Valuable Honey Bees
History indicates that honeybees have been domesticated since the time of the building of the Egyptian pyramids. These busy social insects have repeatedly demonstrated their value to society as they fly from plant to plant collecting nectar. Pollen from many plants get stuck on the bee’s pollen baskets (hairs on the hind legs) and repeatedly gets rubbed off as the bees move from plant to plant. This process pollinates many flowering plants, fertilizing them and allowing them to reproduce. Without the vital work of bees, the productivity of plants would be diminished and our society would become hungry very quickly.
The honeybee’s primary commercial value is as a pollinator of crops. Orchards and fields have grown larger and numbers of wild pollinators have diminished. This pollination shortage is compensated by commercial bee keepers (apiarists) who maintain bee hives and move them to priority geographic locations according to climatic conditions and plant needs. Apiarists, who generally have a major investment in their bees and equipment, harvest the excess honey as a very tasty and nutritious food for human consumption.
There is evidence that beneficial bees are often killed with insecticides that are intended to control destructive insects. A Utah State University Fact Sheet (Pesticides No. 19), developed by Dr’s Howard Deer and Richard Beard, provide some excellent suggestions for pesticide applicators and bee keepers to reduce honey bee losses.
What the Pesticide Applicator Can Do
- Choose insecticides that are non hazardous to bees whenever possible. The more hazardous insecticide active ingredients include many of the organophosphates and the carbamates, and some of the synthetic pyrethroids and neonicotinoids.
- Choose insecticides that are non toxic to bees to apply on crops that are in bloom. Check the Environmental Hazards information under the Precautionary Statements section of the insecticide label to determine the hazard to bees.
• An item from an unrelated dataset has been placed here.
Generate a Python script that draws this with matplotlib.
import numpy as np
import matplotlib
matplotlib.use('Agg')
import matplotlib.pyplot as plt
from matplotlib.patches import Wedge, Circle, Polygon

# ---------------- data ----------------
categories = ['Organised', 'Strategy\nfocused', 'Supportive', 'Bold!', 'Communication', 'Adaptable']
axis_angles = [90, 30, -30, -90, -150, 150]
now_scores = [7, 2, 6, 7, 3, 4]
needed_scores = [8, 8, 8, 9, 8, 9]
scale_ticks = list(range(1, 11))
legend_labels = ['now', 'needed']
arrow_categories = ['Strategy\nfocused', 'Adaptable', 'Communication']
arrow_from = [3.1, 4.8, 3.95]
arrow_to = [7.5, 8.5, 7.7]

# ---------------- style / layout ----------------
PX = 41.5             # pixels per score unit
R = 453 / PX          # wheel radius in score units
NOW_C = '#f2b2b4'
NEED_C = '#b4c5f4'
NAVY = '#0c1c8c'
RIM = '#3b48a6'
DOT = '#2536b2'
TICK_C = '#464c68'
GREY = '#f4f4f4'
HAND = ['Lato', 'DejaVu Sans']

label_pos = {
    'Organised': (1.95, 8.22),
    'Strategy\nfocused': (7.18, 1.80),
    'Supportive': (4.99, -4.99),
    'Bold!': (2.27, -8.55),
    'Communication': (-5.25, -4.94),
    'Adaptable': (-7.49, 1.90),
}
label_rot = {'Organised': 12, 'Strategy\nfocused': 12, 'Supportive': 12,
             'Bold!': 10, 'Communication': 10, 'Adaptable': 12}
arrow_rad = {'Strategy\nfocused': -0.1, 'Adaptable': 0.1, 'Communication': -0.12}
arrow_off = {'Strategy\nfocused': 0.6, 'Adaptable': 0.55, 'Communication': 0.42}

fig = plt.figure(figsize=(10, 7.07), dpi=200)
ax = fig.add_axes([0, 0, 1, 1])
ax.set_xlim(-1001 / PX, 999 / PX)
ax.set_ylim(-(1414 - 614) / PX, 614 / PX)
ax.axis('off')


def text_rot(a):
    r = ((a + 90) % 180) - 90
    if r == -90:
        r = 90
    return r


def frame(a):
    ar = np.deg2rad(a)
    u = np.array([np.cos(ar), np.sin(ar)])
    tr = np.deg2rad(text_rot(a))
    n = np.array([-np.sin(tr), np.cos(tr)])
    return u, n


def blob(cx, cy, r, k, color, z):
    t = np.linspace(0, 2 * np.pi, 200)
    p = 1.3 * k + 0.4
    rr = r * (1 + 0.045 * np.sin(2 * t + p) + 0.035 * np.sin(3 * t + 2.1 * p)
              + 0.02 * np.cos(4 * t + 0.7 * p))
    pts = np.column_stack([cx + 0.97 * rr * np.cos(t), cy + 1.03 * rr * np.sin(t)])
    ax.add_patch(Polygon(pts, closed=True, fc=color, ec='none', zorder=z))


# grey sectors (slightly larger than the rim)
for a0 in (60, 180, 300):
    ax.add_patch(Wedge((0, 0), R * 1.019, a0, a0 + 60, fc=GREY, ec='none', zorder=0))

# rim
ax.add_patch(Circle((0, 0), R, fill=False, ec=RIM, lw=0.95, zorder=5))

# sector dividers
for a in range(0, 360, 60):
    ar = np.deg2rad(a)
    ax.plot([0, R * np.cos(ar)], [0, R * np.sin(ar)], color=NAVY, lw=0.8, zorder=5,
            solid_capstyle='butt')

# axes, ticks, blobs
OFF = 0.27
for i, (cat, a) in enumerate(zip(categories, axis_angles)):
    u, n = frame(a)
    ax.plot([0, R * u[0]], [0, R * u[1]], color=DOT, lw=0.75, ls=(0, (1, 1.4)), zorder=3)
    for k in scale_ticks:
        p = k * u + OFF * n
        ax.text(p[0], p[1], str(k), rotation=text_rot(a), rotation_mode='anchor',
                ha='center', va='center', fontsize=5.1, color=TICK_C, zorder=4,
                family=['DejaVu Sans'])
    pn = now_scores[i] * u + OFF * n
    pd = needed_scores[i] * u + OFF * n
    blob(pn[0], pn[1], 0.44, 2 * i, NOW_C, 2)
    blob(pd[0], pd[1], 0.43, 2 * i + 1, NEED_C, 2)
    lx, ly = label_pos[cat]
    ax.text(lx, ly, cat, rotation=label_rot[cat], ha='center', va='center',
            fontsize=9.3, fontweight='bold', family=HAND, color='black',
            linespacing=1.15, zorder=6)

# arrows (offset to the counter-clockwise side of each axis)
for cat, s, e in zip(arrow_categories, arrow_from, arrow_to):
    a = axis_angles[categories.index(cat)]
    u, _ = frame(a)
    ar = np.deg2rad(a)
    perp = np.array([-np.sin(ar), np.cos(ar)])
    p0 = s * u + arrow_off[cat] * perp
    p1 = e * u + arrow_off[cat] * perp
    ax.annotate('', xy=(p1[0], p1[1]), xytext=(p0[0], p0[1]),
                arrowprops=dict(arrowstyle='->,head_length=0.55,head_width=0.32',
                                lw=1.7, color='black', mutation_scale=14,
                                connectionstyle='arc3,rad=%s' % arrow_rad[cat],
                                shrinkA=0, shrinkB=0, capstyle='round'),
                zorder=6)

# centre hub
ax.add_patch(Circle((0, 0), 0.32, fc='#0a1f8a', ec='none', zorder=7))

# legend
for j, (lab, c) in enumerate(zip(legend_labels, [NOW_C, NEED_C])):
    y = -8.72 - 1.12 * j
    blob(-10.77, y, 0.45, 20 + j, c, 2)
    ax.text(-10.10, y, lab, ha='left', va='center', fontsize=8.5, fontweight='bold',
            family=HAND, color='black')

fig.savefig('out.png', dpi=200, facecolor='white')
- Choose the less hazardous insecticide formulations. Tests have consistently indicated that dusts are more hazardous than sprays of the same insecticide. Emulsifiable formulations usually have a shorter residual toxicity to bees than do wettable powders. Granular formulations are low in hazard to bees.
- Apply insecticides in late evening, night, or early morning while bees are not actively foraging. Evening applications are generally less hazardous to bees than early morning applications. When high temperatures cause bees to start foraging earlier or continue later than usual shift time accordingly.
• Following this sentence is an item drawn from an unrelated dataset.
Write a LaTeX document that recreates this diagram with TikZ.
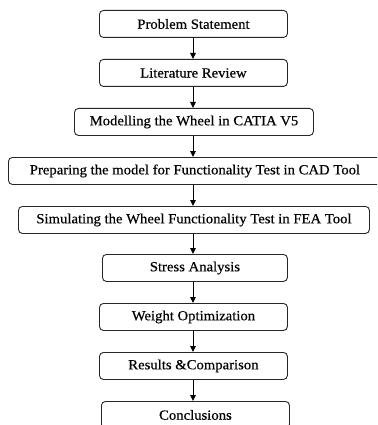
\documentclass[tikz,border=0pt]{standalone}
\usepackage{fontspec}
\setmainfont{Liberation Serif}[FakeStretch=1.05,FakeBold=0.4]
\usetikzlibrary{arrows.meta}
\begin{document}
\begin{tikzpicture}[x=1pt,y=-1pt,
  stepbox/.style={draw=black!85, line width=0.9pt, rounded corners=4pt, fill=white,
    minimum height=27pt, inner sep=0pt, font=\fontsize{14}{16}\selectfont, anchor=north west},
  arr/.style={line width=0.9pt, -{Triangle[length=6pt,width=5.5pt]}}]
\useasboundingbox (0,0) rectangle (377,425);
\clip (0,0) rectangle (377,425);
\fill[white] (0,0) rectangle (377,425);
\node[stepbox, minimum width=188pt] (b1) at (99,10) {Problem Statement};
\node[stepbox, minimum width=188pt] (b2) at (99,59) {Literature Review};
\node[stepbox, minimum width=239pt] (b3) at (74,108) {Modelling the Wheel in CATIA V5};
\node[stepbox, minimum width=373pt] (b4) at (8,157) {Preparing the model for Functionality Test in CAD Tool};
\node[stepbox, minimum width=351pt] (b5) at (18,206) {Simulating the Wheel Functionality Test in FEA Tool};
\node[stepbox, minimum width=185pt] (b6) at (102,254) {Stress Analysis};
\node[stepbox, minimum width=188pt] (b7) at (99,303) {Weight Optimization};
\node[stepbox, minimum width=188pt] (b8) at (99,352) {Results \&Comparison};
\node[stepbox, minimum width=188pt] (b9) at (101,401) {Conclusions};
\coordinate (ax) at (193,0);
\foreach \a/\b in {b1/b2,b2/b3,b3/b4,b4/b5,b5/b6,b6/b7,b7/b8,b8/b9}
  \draw[arr] (\a.south -| ax) -- (\b.north -| ax);
\end{tikzpicture}
\end{document}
- Apply insecticides when temperatures are not expected to be unusually low following treatment. Residues will remain toxic to bees for a much longer time under such conditions.
- Contact the beekeeper and ask him to remove his colonies from the area or to keep the bees confined during the application period.
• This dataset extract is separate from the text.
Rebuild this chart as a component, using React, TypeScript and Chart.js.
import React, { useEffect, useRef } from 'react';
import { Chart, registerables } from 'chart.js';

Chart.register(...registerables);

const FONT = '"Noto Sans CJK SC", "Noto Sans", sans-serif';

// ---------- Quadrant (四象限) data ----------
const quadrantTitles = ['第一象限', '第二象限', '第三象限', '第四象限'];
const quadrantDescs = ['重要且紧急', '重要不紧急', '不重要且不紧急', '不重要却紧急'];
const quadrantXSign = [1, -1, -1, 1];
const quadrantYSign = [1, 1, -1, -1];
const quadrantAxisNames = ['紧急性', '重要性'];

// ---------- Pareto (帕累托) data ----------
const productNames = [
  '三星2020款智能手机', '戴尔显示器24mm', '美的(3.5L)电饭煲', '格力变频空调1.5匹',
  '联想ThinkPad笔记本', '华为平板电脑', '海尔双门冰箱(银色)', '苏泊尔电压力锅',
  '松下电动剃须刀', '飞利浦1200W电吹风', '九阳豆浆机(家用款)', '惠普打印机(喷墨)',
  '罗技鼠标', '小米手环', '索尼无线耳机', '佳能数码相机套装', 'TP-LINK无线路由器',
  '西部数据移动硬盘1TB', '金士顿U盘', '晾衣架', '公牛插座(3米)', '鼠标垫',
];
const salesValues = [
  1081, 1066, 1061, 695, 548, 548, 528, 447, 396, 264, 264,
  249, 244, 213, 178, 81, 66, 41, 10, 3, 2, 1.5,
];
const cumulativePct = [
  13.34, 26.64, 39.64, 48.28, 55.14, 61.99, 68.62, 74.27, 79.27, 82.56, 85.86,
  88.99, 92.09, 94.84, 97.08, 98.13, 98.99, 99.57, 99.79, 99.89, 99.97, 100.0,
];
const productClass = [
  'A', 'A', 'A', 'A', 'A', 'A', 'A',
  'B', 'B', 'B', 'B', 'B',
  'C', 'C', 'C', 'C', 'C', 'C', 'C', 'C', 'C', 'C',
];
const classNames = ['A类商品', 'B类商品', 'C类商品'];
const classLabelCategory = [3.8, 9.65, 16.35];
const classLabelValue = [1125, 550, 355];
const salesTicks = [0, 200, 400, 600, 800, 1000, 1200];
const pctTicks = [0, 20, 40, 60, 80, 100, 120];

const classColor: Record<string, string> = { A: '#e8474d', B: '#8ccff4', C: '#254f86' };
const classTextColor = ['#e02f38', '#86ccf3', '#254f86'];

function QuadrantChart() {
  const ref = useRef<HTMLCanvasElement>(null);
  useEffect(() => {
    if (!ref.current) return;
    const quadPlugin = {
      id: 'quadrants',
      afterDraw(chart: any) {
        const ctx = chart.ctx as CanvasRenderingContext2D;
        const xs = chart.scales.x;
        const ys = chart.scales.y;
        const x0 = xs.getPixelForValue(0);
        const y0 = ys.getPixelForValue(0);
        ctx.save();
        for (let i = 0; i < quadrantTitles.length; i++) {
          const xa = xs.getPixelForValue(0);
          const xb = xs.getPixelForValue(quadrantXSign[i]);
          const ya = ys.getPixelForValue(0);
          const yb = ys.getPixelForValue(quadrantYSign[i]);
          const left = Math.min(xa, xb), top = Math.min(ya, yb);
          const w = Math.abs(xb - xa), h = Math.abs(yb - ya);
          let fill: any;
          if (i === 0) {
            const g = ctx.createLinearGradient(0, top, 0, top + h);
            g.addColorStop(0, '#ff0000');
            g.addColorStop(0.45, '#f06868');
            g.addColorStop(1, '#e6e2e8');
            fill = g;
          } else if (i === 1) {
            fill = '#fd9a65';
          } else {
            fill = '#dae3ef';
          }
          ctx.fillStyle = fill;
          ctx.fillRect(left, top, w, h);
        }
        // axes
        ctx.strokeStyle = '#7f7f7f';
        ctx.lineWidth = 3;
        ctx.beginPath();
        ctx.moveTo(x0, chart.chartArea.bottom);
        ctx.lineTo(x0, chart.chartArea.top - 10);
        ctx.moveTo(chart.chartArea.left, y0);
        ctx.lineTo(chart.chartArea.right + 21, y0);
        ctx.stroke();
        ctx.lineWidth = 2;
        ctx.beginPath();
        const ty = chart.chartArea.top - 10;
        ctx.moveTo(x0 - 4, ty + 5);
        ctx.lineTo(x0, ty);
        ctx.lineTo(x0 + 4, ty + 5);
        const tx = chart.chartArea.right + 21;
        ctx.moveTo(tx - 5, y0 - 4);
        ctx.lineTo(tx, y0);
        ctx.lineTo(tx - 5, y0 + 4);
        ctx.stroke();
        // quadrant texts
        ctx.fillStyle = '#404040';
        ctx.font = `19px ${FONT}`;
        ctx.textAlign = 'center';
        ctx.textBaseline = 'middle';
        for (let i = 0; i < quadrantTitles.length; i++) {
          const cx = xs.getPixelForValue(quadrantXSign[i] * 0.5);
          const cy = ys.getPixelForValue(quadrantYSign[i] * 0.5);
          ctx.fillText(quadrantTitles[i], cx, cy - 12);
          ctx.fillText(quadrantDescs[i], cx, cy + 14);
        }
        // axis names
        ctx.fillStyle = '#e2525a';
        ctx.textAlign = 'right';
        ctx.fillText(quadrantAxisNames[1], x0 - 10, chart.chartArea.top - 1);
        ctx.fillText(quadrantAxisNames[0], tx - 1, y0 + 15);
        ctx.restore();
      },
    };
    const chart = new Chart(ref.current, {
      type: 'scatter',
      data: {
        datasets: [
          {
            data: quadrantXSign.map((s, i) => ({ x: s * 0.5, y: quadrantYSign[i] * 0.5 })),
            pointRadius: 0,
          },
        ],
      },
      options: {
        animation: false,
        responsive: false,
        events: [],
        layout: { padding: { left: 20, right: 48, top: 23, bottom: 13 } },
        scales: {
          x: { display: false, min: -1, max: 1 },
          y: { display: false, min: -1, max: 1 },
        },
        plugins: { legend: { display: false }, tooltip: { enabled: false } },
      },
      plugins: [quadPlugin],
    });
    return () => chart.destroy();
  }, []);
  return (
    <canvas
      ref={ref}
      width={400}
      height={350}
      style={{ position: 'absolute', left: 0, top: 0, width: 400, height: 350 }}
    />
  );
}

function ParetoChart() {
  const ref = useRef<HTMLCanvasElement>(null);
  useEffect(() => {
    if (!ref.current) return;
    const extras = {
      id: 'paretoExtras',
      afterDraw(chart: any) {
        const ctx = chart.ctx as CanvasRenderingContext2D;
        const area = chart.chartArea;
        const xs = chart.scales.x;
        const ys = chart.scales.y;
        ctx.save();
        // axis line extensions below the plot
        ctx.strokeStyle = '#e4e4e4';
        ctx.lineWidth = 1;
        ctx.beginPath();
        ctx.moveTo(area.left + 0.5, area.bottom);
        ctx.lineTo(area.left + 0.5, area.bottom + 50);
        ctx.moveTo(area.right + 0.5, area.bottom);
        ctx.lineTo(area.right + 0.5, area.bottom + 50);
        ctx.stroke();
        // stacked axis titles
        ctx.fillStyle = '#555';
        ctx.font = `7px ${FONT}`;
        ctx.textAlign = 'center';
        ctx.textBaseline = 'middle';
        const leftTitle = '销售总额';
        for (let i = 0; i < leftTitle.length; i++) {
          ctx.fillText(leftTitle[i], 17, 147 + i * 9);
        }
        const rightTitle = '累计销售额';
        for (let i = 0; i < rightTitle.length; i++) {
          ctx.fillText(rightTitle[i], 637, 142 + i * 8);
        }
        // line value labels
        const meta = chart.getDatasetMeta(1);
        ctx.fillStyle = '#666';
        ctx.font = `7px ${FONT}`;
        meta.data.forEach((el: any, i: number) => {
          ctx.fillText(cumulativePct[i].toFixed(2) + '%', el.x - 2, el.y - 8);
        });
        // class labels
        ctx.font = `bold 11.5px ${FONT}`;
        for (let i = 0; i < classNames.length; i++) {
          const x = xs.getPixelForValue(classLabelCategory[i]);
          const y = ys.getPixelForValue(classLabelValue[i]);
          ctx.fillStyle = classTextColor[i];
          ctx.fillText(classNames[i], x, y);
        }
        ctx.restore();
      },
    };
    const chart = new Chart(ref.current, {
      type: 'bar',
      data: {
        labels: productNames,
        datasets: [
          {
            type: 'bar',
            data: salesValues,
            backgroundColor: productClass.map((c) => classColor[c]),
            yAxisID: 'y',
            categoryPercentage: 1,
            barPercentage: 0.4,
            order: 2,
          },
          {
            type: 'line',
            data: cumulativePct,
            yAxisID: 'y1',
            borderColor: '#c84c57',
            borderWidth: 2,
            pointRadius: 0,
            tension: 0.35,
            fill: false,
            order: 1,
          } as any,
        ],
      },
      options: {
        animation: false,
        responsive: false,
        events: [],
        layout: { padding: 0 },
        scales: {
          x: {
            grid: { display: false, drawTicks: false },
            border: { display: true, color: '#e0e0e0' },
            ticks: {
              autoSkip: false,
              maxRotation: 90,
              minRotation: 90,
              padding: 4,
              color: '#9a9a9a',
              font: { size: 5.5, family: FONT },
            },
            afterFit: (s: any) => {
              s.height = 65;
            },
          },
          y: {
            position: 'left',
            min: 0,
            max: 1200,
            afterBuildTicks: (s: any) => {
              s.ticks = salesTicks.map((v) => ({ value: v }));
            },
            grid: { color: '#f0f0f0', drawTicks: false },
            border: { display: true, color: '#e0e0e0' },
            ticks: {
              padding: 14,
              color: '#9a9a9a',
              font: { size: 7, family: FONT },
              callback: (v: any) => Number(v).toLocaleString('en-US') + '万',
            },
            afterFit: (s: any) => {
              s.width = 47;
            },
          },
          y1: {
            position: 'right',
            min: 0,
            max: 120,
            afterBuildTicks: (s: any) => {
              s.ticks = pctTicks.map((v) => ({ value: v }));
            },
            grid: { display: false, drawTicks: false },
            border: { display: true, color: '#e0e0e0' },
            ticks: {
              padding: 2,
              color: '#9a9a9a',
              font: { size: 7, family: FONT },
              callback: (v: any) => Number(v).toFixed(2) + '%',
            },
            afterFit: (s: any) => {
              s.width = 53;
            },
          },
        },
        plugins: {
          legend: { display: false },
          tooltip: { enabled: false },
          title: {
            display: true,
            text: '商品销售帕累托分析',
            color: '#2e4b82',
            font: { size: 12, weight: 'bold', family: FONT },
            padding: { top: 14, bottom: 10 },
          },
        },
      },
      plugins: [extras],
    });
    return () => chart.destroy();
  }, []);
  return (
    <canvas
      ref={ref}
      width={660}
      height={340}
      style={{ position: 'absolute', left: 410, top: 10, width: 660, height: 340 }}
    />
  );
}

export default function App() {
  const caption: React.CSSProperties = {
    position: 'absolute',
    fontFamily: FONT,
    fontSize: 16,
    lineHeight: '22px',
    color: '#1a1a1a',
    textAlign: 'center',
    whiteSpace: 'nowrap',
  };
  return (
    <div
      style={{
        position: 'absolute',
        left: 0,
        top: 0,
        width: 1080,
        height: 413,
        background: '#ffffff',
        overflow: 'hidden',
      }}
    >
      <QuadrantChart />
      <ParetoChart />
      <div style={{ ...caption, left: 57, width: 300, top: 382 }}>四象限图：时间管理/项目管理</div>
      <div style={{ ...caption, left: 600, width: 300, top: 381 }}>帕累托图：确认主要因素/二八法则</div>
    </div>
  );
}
- Select herbicide formulations that are the least harmful to bees for roadside and other weed control operations. Oily formulations seem to be more hazardous to bees. Spraying in late afternoon or evening will also lessen the hazard, since bees will not visit the blooms after they become curled.
What the Grower Can Do
- Mow or beat down orchard cover crops before applying sprays hazardous to bees. Treatment with 2,4-D is the best way to remove dandelion blooms. This is especially important in relation to the first cover spray on apples, which is applied during a critical foraging period when bees will fly several miles to obtain pollen and nectar from even a few blooms of dandelion, mustard, etc.
- Never spray a blooming fruit tree with any insecticide for any reason.
- When insect pests have been damaging a crop every season, use a preventative program of early season application before the insect populations increase or before foliage growth and weather conditions reduce the effectiveness of insecticides.
- Learn the pollination requirements of the crops you raise. Application of insecticides hazardous to bees on these crops, or driving beekeepers out of your area by the use of insecticides on other blossoming crops, will likely cause lower crop yields.
- Learn about the beekeeper’s problems with the poisoning of bees and enter into mutually advantageous agreements with him or her to best produce bee-pollinated crops.
What the Beekeeper Can Do
- Mark colonies of bees that are next to orchards or fields that may be treated. Post your name, mailing address, email address ,and phone number in printing large enough to be read at some distance in all apiaries so you can be contacted readily to move the colonies before hazardous insecticides are applied.
- Choose apiary sites that are relatively isolated from intensive insecticide applications and not normally subjected to drift.
- Keep hives out of fields treated with the more hazardous insecticides for at least 36 hours after the application. Tests have shown that about 90 percent of bee mortalities occur within 24 hours after application.
- Learn about pest control problems and programs so you can develop mutually beneficial agreements with growers concerning pollination service and prudent use of pesticides.